To much fanfare Andy announced in March 2014 that the state would build the facility and that it would create 350 new jobs and bring “Hollywood . . . to Onondaga.” Construction ultimately cost $14.4 million. The results? Virtually zero jobs and 18+ million dollars of our money wasted – or in Hollywood lingo, a flop. Andy did not bother to inquire of production companies, crew members, networks or film companies if a location 41/2 hours away from NYC would be a convenient or enticing spot to film. Since a precious few skilled crew members, execs, directors etc. live anywhere near Syracuse, the costs of shooting there go way up due to travel and lodging costs. Why shoot in Syracuse when – if you are filming in NYS at all – you can shoot in Queens, Brooklyn, Manhattan, The Bronx, Westchester and Rockland.
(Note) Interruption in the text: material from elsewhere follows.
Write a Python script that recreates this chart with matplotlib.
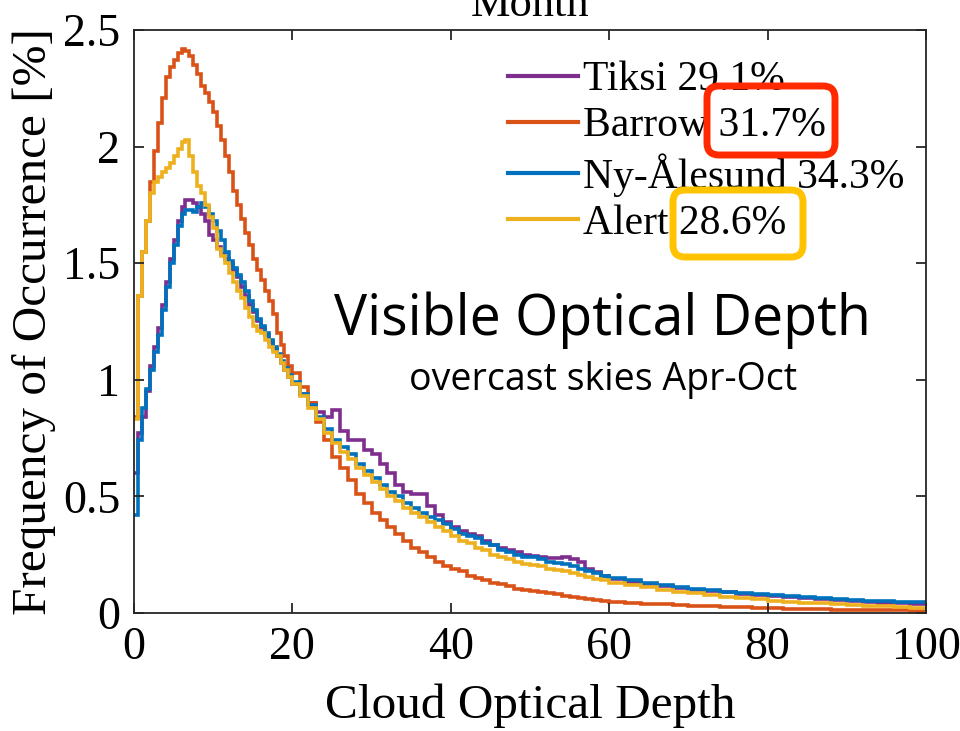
import numpy as np
import matplotlib
matplotlib.use('Agg')
import matplotlib.pyplot as plt
from matplotlib.patches import FancyBboxPatch

# bin edges: 0.5 wide up to 20, 1 wide up to 60, 2 wide up to 100
edges = np.concatenate([np.arange(0, 20, 0.5), np.arange(20, 60, 1.0), np.arange(60, 100.1, 2.0)])

stations = ['Tiksi 29.1%', 'Barrow 31.7%', 'Ny-Ålesund 34.3%', 'Alert 28.6%']
colors = ['#7E2F8E', '#D95319', '#0072BD', '#EDB120']

tiksi = [0.60, 0.77, 0.84, 0.95, 1.06, 1.14, 1.22, 1.32, 1.42, 1.52,
         1.60, 1.68, 1.74, 1.77, 1.77, 1.76, 1.74, 1.71, 1.68, 1.62,
         1.60, 1.57, 1.54, 1.52, 1.50, 1.47, 1.44, 1.40, 1.36, 1.32,
         1.29, 1.25, 1.22, 1.19, 1.16, 1.13, 1.10, 1.07, 1.04, 1.01,
         0.98, 0.94, 0.90, 0.86, 0.84, 0.87, 0.78, 0.74, 0.74, 0.70,
         0.68, 0.64, 0.60, 0.55, 0.52, 0.51, 0.51, 0.46, 0.42, 0.39,
         0.37, 0.35, 0.34, 0.33, 0.31, 0.29, 0.28, 0.27, 0.26, 0.25,
         0.245, 0.24, 0.235, 0.235, 0.24, 0.23, 0.22, 0.19, 0.175, 0.16,
         0.145, 0.135, 0.125, 0.115, 0.108, 0.10, 0.094, 0.088, 0.083, 0.078,
         0.073, 0.068, 0.063, 0.059, 0.055, 0.052, 0.048, 0.045, 0.042, 0.040]

barrow = [0.84, 1.36, 1.55, 1.68, 1.85, 1.98, 2.10, 2.21, 2.30, 2.34,
          2.37, 2.40, 2.42, 2.41, 2.39, 2.35, 2.31, 2.26, 2.23, 2.19,
          2.15, 2.09, 2.03, 1.96, 1.89, 1.81, 1.75, 1.69, 1.63, 1.58,
          1.52, 1.47, 1.43, 1.38, 1.34, 1.28, 1.20, 1.15, 1.10, 1.06,
          1.03, 0.97, 0.90, 0.82, 0.74, 0.67, 0.62, 0.57, 0.51, 0.47,
          0.43, 0.40, 0.37, 0.34, 0.31, 0.28, 0.26, 0.24, 0.22, 0.20,
          0.19, 0.18, 0.16, 0.15, 0.14, 0.13, 0.125, 0.115, 0.105, 0.10,
          0.095, 0.09, 0.085, 0.08, 0.075, 0.07, 0.065, 0.06, 0.056, 0.052,
          0.048, 0.044, 0.040, 0.037, 0.034, 0.031, 0.029, 0.027, 0.025, 0.023,
          0.021, 0.019, 0.018, 0.017, 0.015, 0.014, 0.013, 0.012, 0.011, 0.010]

nyalesund = [0.42, 0.74, 0.88, 0.96, 1.04, 1.12, 1.19, 1.30, 1.40, 1.50,
             1.58, 1.66, 1.71, 1.73, 1.73, 1.72, 1.74, 1.76, 1.74, 1.71,
             1.68, 1.64, 1.60, 1.55, 1.51, 1.48, 1.45, 1.42, 1.38, 1.34,
             1.30, 1.26, 1.23, 1.20, 1.17, 1.14, 1.11, 1.08, 1.05, 1.02,
             0.99, 0.94, 0.89, 0.84, 0.79, 0.74, 0.71, 0.68, 0.64, 0.61,
             0.58, 0.55, 0.52, 0.50, 0.47, 0.45, 0.43, 0.41, 0.40, 0.38,
             0.36, 0.34, 0.33, 0.32, 0.30, 0.29, 0.27, 0.26, 0.25, 0.24,
             0.24, 0.23, 0.22, 0.215, 0.21, 0.20, 0.19, 0.18, 0.17, 0.16,
             0.15, 0.14, 0.13, 0.12, 0.112, 0.105, 0.098, 0.092, 0.087, 0.082,
             0.077, 0.072, 0.067, 0.063, 0.059, 0.056, 0.053, 0.050, 0.048, 0.046]

alert = [0.83, 1.36, 1.55, 1.68, 1.80, 1.85, 1.87, 1.89, 1.91, 1.93,
         1.96, 1.99, 2.02, 2.03, 1.96, 1.89, 1.83, 1.80, 1.75, 1.70,
         1.65, 1.56, 1.53, 1.50, 1.46, 1.42, 1.38, 1.35, 1.31, 1.27,
         1.23, 1.21, 1.20, 1.17, 1.14, 1.12, 1.10, 1.07, 1.04, 1.01,
         0.98, 0.93, 0.88, 0.83, 0.77, 0.73, 0.69, 0.66, 0.62, 0.59,
         0.56, 0.53, 0.50, 0.48, 0.45, 0.43, 0.41, 0.39, 0.37, 0.35,
         0.33, 0.31, 0.30, 0.28, 0.27, 0.25, 0.24, 0.23, 0.22, 0.21,
         0.205, 0.20, 0.19, 0.185, 0.18, 0.17, 0.165, 0.155, 0.145, 0.14,
         0.13, 0.12, 0.11, 0.10, 0.092, 0.085, 0.078, 0.070, 0.064, 0.058,
         0.053, 0.049, 0.045, 0.042, 0.039, 0.035, 0.031, 0.028, 0.024, 0.020]

series = [tiksi, barrow, nyalesund, alert]

xticks = [0, 20, 40, 60, 80, 100]
yticks = [0, 0.5, 1, 1.5, 2, 2.5]
ytick_labels = ['0', '0.5', '1', '1.5', '2', '2.5']

plt.rcParams['font.family'] = 'Liberation Serif'

fig = plt.figure(figsize=(9.6, 7.31), dpi=100)
ax = fig.add_axes([0.1396, 0.1614, 0.825, 0.7976])

for vals, col, lab in zip(series, colors, stations):
    ax.stairs(vals, edges, color=col, lw=2.6, label=lab, baseline=None)

ax.set_xlim(0, 100)
ax.set_ylim(0, 2.5)
ax.set_xticks(xticks)
ax.set_yticks(yticks)
ax.set_yticklabels(ytick_labels)
ax.tick_params(direction='in', length=7, width=1.3, top=True, right=True,
               labelsize=33, color='#262626', pad=10)
for s in ax.spines.values():
    s.set_linewidth(1.3)
    s.set_color('#262626')

ax.set_xlabel('Cloud Optical Depth', fontsize=35.5, labelpad=10)
ax.set_ylabel('Frequency of Occurrence [%]', fontsize=35.5, labelpad=5)
fig.text(0.552, 0.978, 'Month', fontsize=32, ha='center', va='baseline')

leg = ax.legend(loc='upper left', bbox_to_anchor=(0.472, 0.947), frameon=False,
                fontsize=30, handlelength=1.68, handletextpad=0.12,
                labelspacing=0.18, borderaxespad=0, borderpad=0)
for h in leg.get_lines():
    h.set_linewidth(3)

ax.text(0.592, 0.477, 'Visible Optical Depth', transform=ax.transAxes,
        fontsize=40, family='Open Sans', ha='center', va='baseline')
ax.text(0.592, 0.3825, 'overcast skies Apr-Oct', transform=ax.transAxes,
        fontsize=27, family='Open Sans', ha='center', va='baseline')

# highlight boxes around two of the percentages (inch coordinates)
H = 7.31
for (x0, y0, x1, y1), ec in [((7.07, 0.86, 8.35, 1.55), '#FF2A00'),
                             ((6.73, 1.90, 8.03, 2.57), '#FFC300')]:
    box = FancyBboxPatch((x0, H - y1), x1 - x0, y1 - y0,
                         boxstyle='round,pad=0,rounding_size=0.12',
                         transform=fig.dpi_scale_trans, fill=False,
                         ec=ec, lw=5, zorder=10)
    fig.patches.append(box)

fig.savefig('out.png', dpi=100)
Forget NYC which dominates production. Lets just see what was shot in Westchester (among others) in the last 18 months:Billions,Quantico, Law & Order: SVU, Unforgettable Kimmy Schmidt, The Post, Madam Secretary, You, Orange is the New Black, Sneaky Pete, The Path, The Americans, The Sinner, The Irishman, Blacklist, Blindspot and many others.

So Mr. Cuomo why oh why would a production using talent living downstate or out of state shoot in an indoor Syracuse, NY facility when they can shoot in NYC or nearby, convenient to talent, craft services with a buffet of outdoor and indoor locations suited for the script? Elementary shoots in Brooklyn – a lot. There is no Brooklyn in Syracuse. The Sinner (2018) used the town of Purchase to portray a small town which as per the script was located north west of – you guessed it – Syracuse, NY. A White Plains building was used to portray a DC press room. No reason to try to find locations in/near Syracuse when they are in NYC, Westchester, Rockland and LI (dear departed “Keven Can Wait”.

Andy knows nothing about business. Just like his selection of casino sites, he eschews the opinions of people in the industries in which he bets our tax money. He bets, we lose.